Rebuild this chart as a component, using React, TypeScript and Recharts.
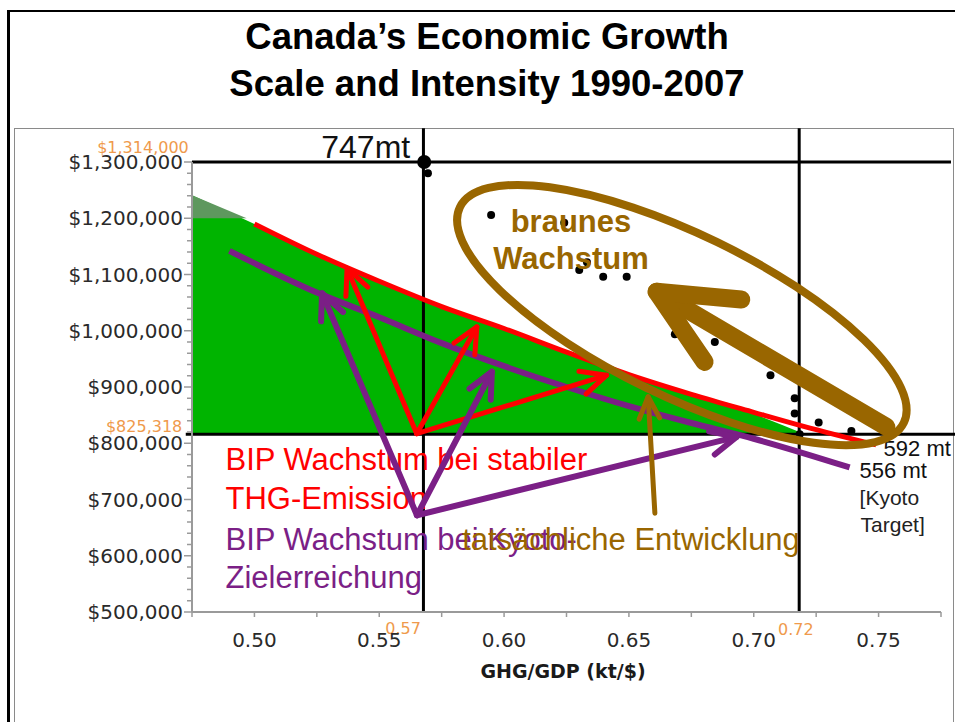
import React from "react";
import {
  Area,
  ComposedChart,
  Line,
  ReferenceDot,
  ReferenceLine,
  Scatter,
  XAxis,
  YAxis,
} from "recharts";

// x = GHG/GDP (kt/$), y = GDP ($)
const xTicks = [0.475, 0.5, 0.525, 0.55, 0.575, 0.6, 0.625, 0.65, 0.675, 0.7, 0.725, 0.75, 0.775];
const xTickLabels = ["", "0.50", "", "0.55", "", "0.60", "", "0.65", "", "0.70", "", "0.75", ""];
const yMajorTicks = [500000, 600000, 700000, 800000, 900000, 1000000, 1100000, 1200000, 1300000];
const yMinorStep = 20000;

// green zone under the 592 mt curve, down to the 1990 GDP line
const greenIntensity = [0.475, 0.5, 0.525, 0.55, 0.575, 0.6, 0.625, 0.65, 0.675, 0.7, 0.7205];
const greenGdp = [1241000, 1190000, 1136000, 1088000, 1043000, 1004000, 962000, 922000, 887000, 852000, 816000];
const baseGdp = 816000;
// darker corner above $1,200,000
const darkIntensity = [0.475, 0.4969];
const darkGdp = [1241000, 1200000];

// 592 mt curve (red)
const redIntensity = [0.5, 0.525, 0.55, 0.575, 0.6, 0.625, 0.65, 0.675, 0.7, 0.72, 0.749];
const redGdp = [1190000, 1136000, 1088000, 1043000, 1004000, 962000, 922000, 887000, 855000, 830000, 797000];

// 556 mt curve (purple, Kyoto target)
const purpleIntensity = [0.49, 0.525, 0.55, 0.575, 0.6, 0.625, 0.65, 0.675, 0.7, 0.7384];
const purpleGdp = [1142000, 1068000, 1024000, 978000, 937000, 900000, 866000, 836000, 808000, 757000];

// yearly observations 1990-2007
const dotIntensity = [0.7184, 0.7391, 0.726, 0.7164, 0.7164, 0.7067, 0.6844, 0.6684, 0.6491, 0.6397, 0.6301, 0.6332, 0.6241, 0.5948, 0.5695];
const dotGdp = [816000, 822000, 837000, 853000, 880000, 921000, 980000, 994000, 1096000, 1096000, 1108000, 1122000, 1192000, 1206000, 1280000];
const lastDot = { x: 0.568, y: 1300000 };

// reference lines
const topGdp = 1300000;
const vLines = [0.5677, 0.7182];

// annotation arrows: [tailX, tailY, tipX, tipY]
const redArrows = [
  [0.565, 817000, 0.5371, 1111000],
  [0.565, 817000, 0.5891, 1007000],
  [0.565, 817000, 0.6411, 921000],
];
const purpleArrows = [
  [0.5651, 672000, 0.5271, 1066600],
  [0.5651, 672000, 0.5951, 927100],
  [0.5651, 672000, 0.6931, 811400],
];
const brownThin = [0.6604, 675600, 0.6577, 882600];
const brownThick = [0.7531, 829200, 0.6611, 1069400];
const ellipseAxis = [0.5823, 1219600, 0.7601, 836300];

const ORANGE = "#ef9a4c";
const RED = "#ff0000";
const PURPLE = "#7b1f86";
const BROWN = "#996600";
const ARIAL = "'Liberation Sans', Arial, sans-serif";
const VERDANA = "'DejaVu Sans', Verdana, sans-serif";

type Note = { x: number; y: number; text: string; color: string; size: number; anchor?: string; bold?: boolean; font?: string };
const notes: Note[] = [
  { x: 0.5624, y: 1307300, text: "747mt", color: "#111", size: 32, anchor: "end" },
  { x: 0.4737, y: 1316800, text: "$1,314,000", color: ORANGE, size: 16, anchor: "end", font: VERDANA },
  { x: 0.4711, y: 819800, text: "$825,318", color: ORANGE, size: 16, anchor: "end", font: VERDANA },
  { x: 0.5524, y: 460700, text: "0.57", color: ORANGE, size: 16, font: VERDANA },
  { x: 0.7097, y: 458900, text: "0.72", color: ORANGE, size: 16, font: VERDANA },
  { x: 0.752, y: 777000, text: "592 mt", color: "#111", size: 22 },
  { x: 0.7424, y: 738000, text: "556 mt", color: "#111", size: 22 },
  { x: 0.7424, y: 689900, text: "[Kyoto", color: "#222", size: 21 },
  { x: 0.7428, y: 642400, text: "Target]", color: "#222", size: 21 },
  { x: 0.6268, y: 1176200, text: "braunes", color: BROWN, size: 31, anchor: "middle", bold: true },
  { x: 0.6268, y: 1109300, text: "Wachstum", color: BROWN, size: 31, anchor: "middle", bold: true },
  { x: 0.4884, y: 752100, text: "BIP Wachstum bei stabiler", color: RED, size: 31 },
  { x: 0.4884, y: 682700, text: "THG-Emission", color: RED, size: 31 },
  { x: 0.4884, y: 609800, text: "BIP Wachstum bei Kyoto-", color: PURPLE, size: 31 },
  { x: 0.4884, y: 542100, text: "Zielerreichung", color: PURPLE, size: 31 },
  { x: 0.5832, y: 609800, text: "tatsächliche Entwicklung", color: BROWN, size: 31 },
];

const zip = (xs: number[], ys: number[]) => xs.map((x, i) => ({ x, y: ys[i] }));
const band = (xs: number[], ys: number[], low: number) => xs.map((x, i) => ({ x, band: [low, ys[i]] }));

const yTicks: number[] = [];
for (let v = yMajorTicks[0]; v <= yMajorTicks[yMajorTicks.length - 1]; v += yMinorStep) yTicks.push(v);

const money = (v: number) => "$" + v.toLocaleString("en-US");

const YTick = (props: any) => {
  const { x, y, payload } = props;
  const major = yMajorTicks.includes(payload.value);
  return (
    <g>
      <line x1={x - (major ? 8 : 5)} x2={x} y1={y} y2={y} stroke="#9a9a9a" strokeWidth={1.5} />
      {major && (
        <text x={x - 9} y={y} dy={7} textAnchor="end" fill="#2a2a2a" fontSize={20} fontFamily={VERDANA}>
          {money(payload.value)}
        </text>
      )}
    </g>
  );
};

const XTick = (props: any) => {
  const { x, y, payload, index } = props;
  return (
    <g>
      <line x1={x} x2={x} y1={y} y2={y + 5} stroke="#9a9a9a" strokeWidth={1.5} />
      <text x={x} y={y + 35} textAnchor="middle" fill="#2a2a2a" fontSize={20} fontFamily={VERDANA}>
        {xTickLabels[index] ?? ""}
      </text>
    </g>
  );
};

const arrowShape = (color: string, width: number, head: number, spread = 0.44) => (p: any) => {
  const { x1, y1, x2, y2 } = p;
  const back = Math.atan2(y1 - y2, x1 - x2);
  const a = `${x2 + head * Math.cos(back + spread)},${y2 + head * Math.sin(back + spread)}`;
  const b = `${x2 + head * Math.cos(back - spread)},${y2 + head * Math.sin(back - spread)}`;
  return (
    <g fill="none" stroke={color} strokeWidth={width} strokeLinecap="round" strokeLinejoin="round">
      <line x1={x1} y1={y1} x2={x2} y2={y2} />
      <polyline points={`${a} ${x2},${y2} ${b}`} />
    </g>
  );
};

const ellipseShape = (ry: number) => (p: any) => {
  const { x1, y1, x2, y2 } = p;
  const cx = (x1 + x2) / 2;
  const cy = (y1 + y2) / 2;
  const rx = Math.hypot(x2 - x1, y2 - y1) / 2;
  const ang = (Math.atan2(y2 - y1, x2 - x1) * 180) / Math.PI;
  return (
    <ellipse cx={cx} cy={cy} rx={rx} ry={ry} transform={`rotate(${ang} ${cx} ${cy})`}
      fill="none" stroke={BROWN} strokeWidth={8} />
  );
};

const seg = (a: number[]) => [{ x: a[0], y: a[1] }, { x: a[2], y: a[3] }];

export default function App() {
  return (
    <div style={{ position: "absolute", left: 0, top: 0, width: 955, height: 722, background: "#fff", overflow: "hidden" }}>
      {/* slide frame */}
      <div style={{ position: "absolute", left: 7, top: 10, right: -10, bottom: -10, borderTop: "2px solid #000", borderLeft: "3px solid #000" }} />
      <div style={{ position: "absolute", left: 14, top: 128, width: 938, bottom: -10, border: "1.5px solid #8a8a8a" }} />

      <div style={{ position: "absolute", left: 187, width: 600, top: 13, textAlign: "center", fontFamily: ARIAL, fontWeight: "bold", fontSize: 36.5, lineHeight: "47px", color: "#000", whiteSpace: "nowrap" }}>
        <div>Canada’s Economic Growth</div>
        <div>Scale and Intensity 1990-2007</div>
      </div>

      <div style={{ position: "absolute", left: 0, top: 0 }}>
        <ComposedChart width={955} height={722} margin={{ top: 162, right: 14, bottom: 50, left: 72 }}>
          <XAxis
            type="number"
            dataKey="x"
            domain={[0.475, 0.775]}
            ticks={xTicks}
            interval={0}
            allowDataOverflow
            height={60}
            tickSize={0}
            tickMargin={0}
            tickLine={false}
            axisLine={{ stroke: "#9a9a9a", strokeWidth: 2 }}
            tick={<XTick />}
          />
          <YAxis
            type="number"
            dataKey="y"
            domain={[500000, 1300000]}
            ticks={yTicks}
            interval={0}
            allowDataOverflow
            width={120}
            tickSize={0}
            tickMargin={0}
            tickLine={false}
            axisLine={{ stroke: "#9a9a9a", strokeWidth: 2 }}
            tick={<YTick />}
          />

          <Area data={band(greenIntensity, greenGdp, baseGdp)} dataKey="band" type="monotone"
            stroke="none" fill="#00b400" fillOpacity={1} isAnimationActive={false} />
          <Area data={band(darkIntensity, darkGdp, 1200000)} dataKey="band" type="linear"
            stroke="none" fill="#5e985e" fillOpacity={1} isAnimationActive={false} />

          <ReferenceLine segment={[{ x: 0.475, y: topGdp }, { x: 0.779, y: topGdp }]} stroke="#000" strokeWidth={3} ifOverflow="visible" zIndex={350} />
          <ReferenceLine segment={[{ x: 0.4725, y: baseGdp }, { x: 0.781, y: baseGdp }]} stroke="#000" strokeWidth={3} ifOverflow="visible" zIndex={350} />
          {vLines.map((v) => (
            <ReferenceLine key={v} segment={[{ x: v, y: 500000 }, { x: v, y: 1360000 }]} stroke="#000" strokeWidth={3} ifOverflow="visible" zIndex={350} />
          ))}

          <Line data={zip(redIntensity, redGdp)} dataKey="y" type="monotone" stroke={RED} strokeWidth={5}
            dot={false} isAnimationActive={false} />
          <Line data={zip(purpleIntensity, purpleGdp)} dataKey="y" type="monotone" stroke={PURPLE} strokeWidth={6}
            dot={false} isAnimationActive={false} />

          <Scatter data={zip(dotIntensity, dotGdp)} fill="#000" isAnimationActive={false}
            shape={(p: any) => <circle cx={p.cx} cy={p.cy} r={4} fill="#000" />} />
          {/* 2007 point sits on the top edge, so it is drawn unclipped */}
          <ReferenceDot x={lastDot.x} y={lastDot.y} r={7} fill="#000" stroke="none" ifOverflow="visible" zIndex={650} />

          {notes.map((n) => (
            <ReferenceDot key={n.text} x={n.x} y={n.y} r={0} ifOverflow="visible" zIndex={700}
              shape={(p: any) => (
                <text x={p.cx} y={p.cy} fill={n.color} fontSize={n.size} fontFamily={n.font ?? ARIAL}
                  fontWeight={n.bold ? "bold" : "normal"} textAnchor={n.anchor ?? "start"}>
                  {n.text}
                </text>
              )} />
          ))}

          {redArrows.map((a, i) => (
            <ReferenceLine key={"r" + i} segment={seg(a)} ifOverflow="visible" zIndex={800} shape={arrowShape(RED, 5, 28)} />
          ))}
          {purpleArrows.map((a, i) => (
            <ReferenceLine key={"p" + i} segment={seg(a)} ifOverflow="visible" zIndex={800} shape={arrowShape(PURPLE, 6, 28)} />
          ))}
          <ReferenceLine segment={seg(brownThin)} ifOverflow="visible" zIndex={800} shape={arrowShape(BROWN, 5, 24)} />
          <ReferenceLine segment={seg(brownThick)} ifOverflow="visible" zIndex={800} shape={arrowShape(BROWN, 18, 85)} />
          <ReferenceLine segment={seg(ellipseAxis)} ifOverflow="visible" zIndex={900} shape={ellipseShape(81)} />
        </ComposedChart>
      </div>

      <div style={{ position: "absolute", left: 413, width: 300, top: 660, textAlign: "center", fontFamily: VERDANA, fontWeight: "bold", fontSize: 19, lineHeight: "22px", color: "#1a1a1a" }}>
        GHG/GDP (kt/$)
      </div>
    </div>
  );
}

Challenge: Write down only the number of lines that contain the string "React" in the listing.

Final result: 2